>> Begin Task material

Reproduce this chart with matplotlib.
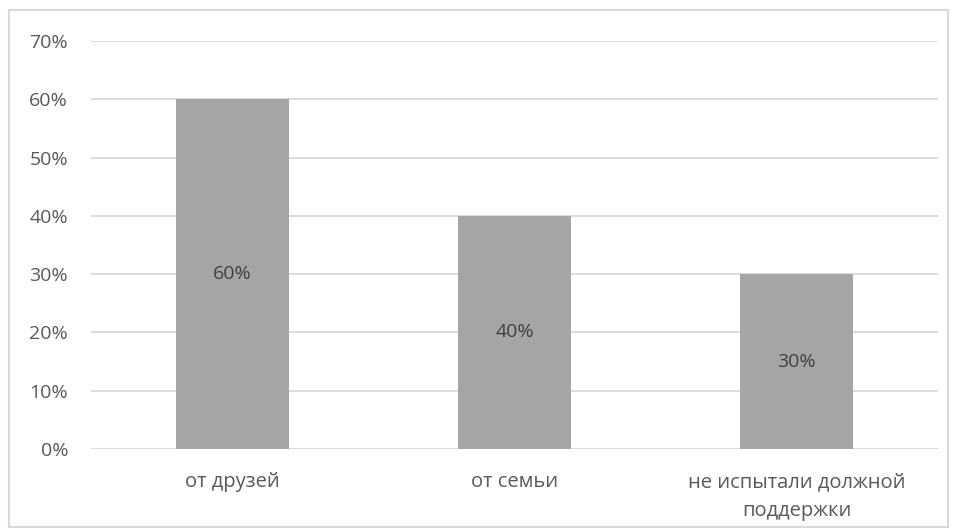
import matplotlib
matplotlib.use("Agg")
import matplotlib.pyplot as plt
from matplotlib.patches import Rectangle
from matplotlib.ticker import FuncFormatter

categories = ["от друзей", "от семьи", "не испытали должной\nподдержки"]
values = [60, 40, 30]
yticks = [0, 10, 20, 30, 40, 50, 60, 70]

plt.rcParams['font.family'] = ['Open Sans', 'DejaVu Sans']

fig = plt.figure(figsize=(9.55, 5.32), dpi=100)
fig.patch.set_facecolor('white')
fig.patches.append(Rectangle((9/955, 1-527/532), 939/955, 517/532,
                             transform=fig.transFigure, fill=False,
                             edgecolor='#D9D9D9', linewidth=1.5))

ax = fig.add_axes([91/955, 1-449/532, 847/955, 408/532])
x = list(range(len(categories)))
bars = ax.bar(x, values, width=0.4, color='#A5A5A5', zorder=3)
for xi, v in zip(x, values):
    ax.text(xi, v/2, f"{v}%", ha='center', va='center', fontsize=14,
            color='#404040', zorder=4)

ax.set_xlim(-0.5, 2.5)
ax.set_ylim(0, 70)
ax.set_yticks(yticks)
ax.yaxis.set_major_formatter(FuncFormatter(lambda v, p: f"{int(v)}%"))
ax.set_xticks(x)
ax.set_xticklabels(categories, linespacing=1.62, fontsize=14.5)
ax.tick_params(axis='y', length=0, labelsize=14, labelcolor='#595959', pad=16.5)
ax.tick_params(axis='x', length=0, labelcolor='#595959', pad=16.5)
for s in ax.spines.values():
    s.set_visible(False)
ax.grid(axis='y', color='#D9D9D9', linewidth=1.3, zorder=0)
ax.set_axisbelow(True)

fig.savefig("out.png", dpi=100)
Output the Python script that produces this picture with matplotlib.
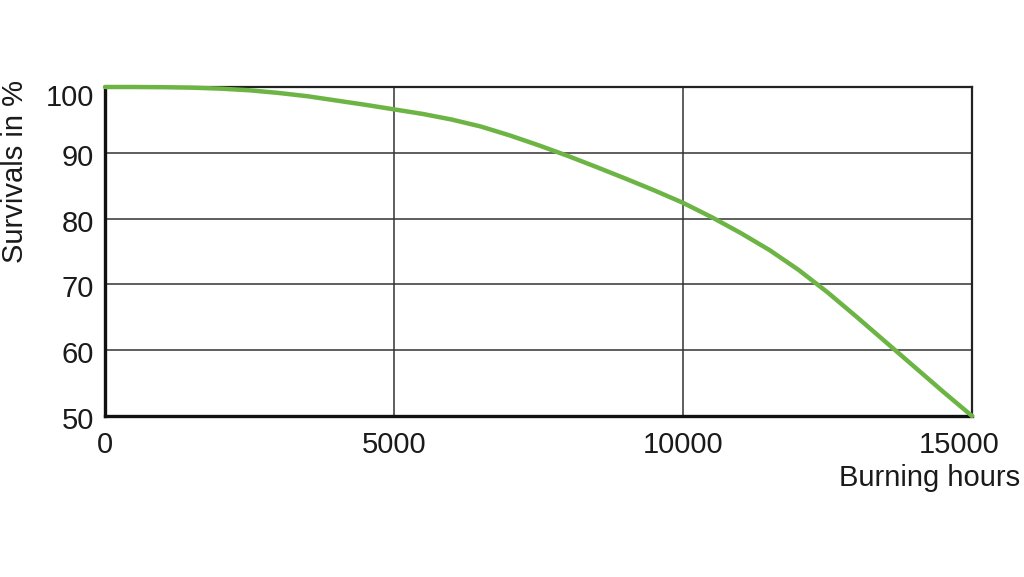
import matplotlib.pyplot as plt
import matplotlib.transforms as mtransforms
import numpy as np

plt.rcParams['font.family'] = ['Liberation Sans', 'DejaVu Sans']

# survival curve
hours = [0, 500, 1000, 1500, 2000, 2500, 3000, 3500, 4000, 4500, 5000,
         5500, 6000, 6500, 7000, 7500, 8000, 8500, 9000, 9500, 10000,
         10500, 11000, 11500, 12000, 12500, 13000, 13500, 14000, 14500, 15000]
survival = [100, 100, 99.97, 99.9, 99.75, 99.5, 99.1, 98.6, 97.95, 97.3, 96.6,
            95.9, 95.05, 94.0, 92.65, 91.15, 89.55, 87.85, 86.1, 84.3, 82.4,
            80.2, 77.8, 75.2, 72.2, 68.8, 65.1, 61.3, 57.5, 53.7, 50]

xticks = [0, 5000, 10000, 15000]
yticks = [50, 60, 70, 80, 90, 100]

fig = plt.figure(figsize=(10.24, 5.77), dpi=100)
ax = fig.add_axes([105 / 1024, 1 - 416 / 577, 867 / 1024, 329 / 577])

ax.plot(hours, survival, color='#6cb545', lw=3.2, clip_on=False, zorder=5,
        solid_capstyle='round')

ax.set_xlim(0, 15000)
ax.set_ylim(50, 100)
ax.set_xticks(xticks)
ax.set_yticks(yticks)
ax.set_xticklabels([str(t) for t in xticks])
ax.set_yticklabels([str(t) for t in yticks])
ax.tick_params(length=0, labelsize=21, colors='#1a1a1a')
ax.tick_params(axis='y', pad=8)
ax.tick_params(axis='x', pad=11)

# small nudges seen in the reference labels
ylabs = ax.get_yticklabels()
for lab in ylabs:
    lab.set_transform(lab.get_transform() +
                      mtransforms.ScaledTranslation(0, -2 / 100, fig.dpi_scale_trans))
ylabs[-1].set_transform(ylabs[-1].get_transform() +
                        mtransforms.ScaledTranslation(0, -6 / 100, fig.dpi_scale_trans))
xlabs = ax.get_xticklabels()
xlabs[-1].set_transform(xlabs[-1].get_transform() +
                        mtransforms.ScaledTranslation(-13 / 100, 0, fig.dpi_scale_trans))

ax.grid(True, color='#333333', lw=1.1)
ax.set_axisbelow(True)

for side in ['left', 'bottom']:
    ax.spines[side].set_linewidth(2.4)
    ax.spines[side].set_color('#111111')
for side in ['top', 'right']:
    ax.spines[side].set_linewidth(1.6)
    ax.spines[side].set_color('#222222')

fig.text(15 / 1024, 1 - 172 / 577, 'Survivals in %', rotation=90,
         ha='center', va='center', fontsize=21, color='#1a1a1a')
fig.text(1020 / 1024, 1 - 478 / 577, 'Burning hours', ha='right',
         va='center', fontsize=21, color='#1a1a1a')

fig.savefig('out.png', dpi=100)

>> End Task material

Exercise directions: Find out how many lines in the listing contain the string "with". Give the number alone.

Correct result: 2